In April 2015 a proposal by the London Borough of Hackney to target rough sleeping in a PSPO was dropped after a public outcry (see the Housing Law blog Nearly Legal: http://nearlylegal.co.uk/blog/2015/06/assorted/). Similarly, Oxford City Council proposed using PSPOs against, amongst other things, rough sleeping but decided to put those proposals on hold following submissions from Liberty (see https://www.liberty-human-rights.org.uk/news/press-releases-and-statements/liberty-calls-oxford-city-council-scrap-unlawful-plans ).
However, in 2017, Brighton & Hove City Council brought in a PSPO which prohibited unauthorised encampments on 12 areas of land. We understand that Friends Families and Travellers have written to Brighton & Hove City Council to point out that its PSPO conflicts with the new Home Office guidance and to ask it to vary the PSPO accordingly. If the Council refuses to do so then it could be subject to judicial review.
If a local authority takes a decision to make a PSPO which prohibits unauthorised encampments or rough sleeping then it can be challenged within the 6 weeks’ time limit on the basis that PSPOs cannot and should not be used to target such activities.

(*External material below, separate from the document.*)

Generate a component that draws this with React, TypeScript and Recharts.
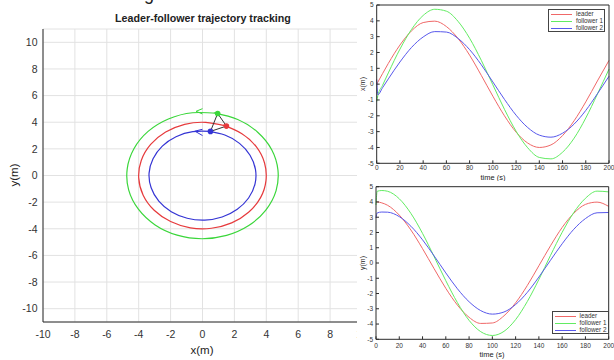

Alternatively, if no Section 66 challenge is brought, then Gypsies and Travellers and rough sleepers may be able to challenge by way of judicial review a local authority’s decision to use its PSPO powers to evict them. Alternatively, they may be able to defend any prosecution for an alleged offence of the breaching of a PSPO on similar grounds to those which could be raised in a Section 66 challenge.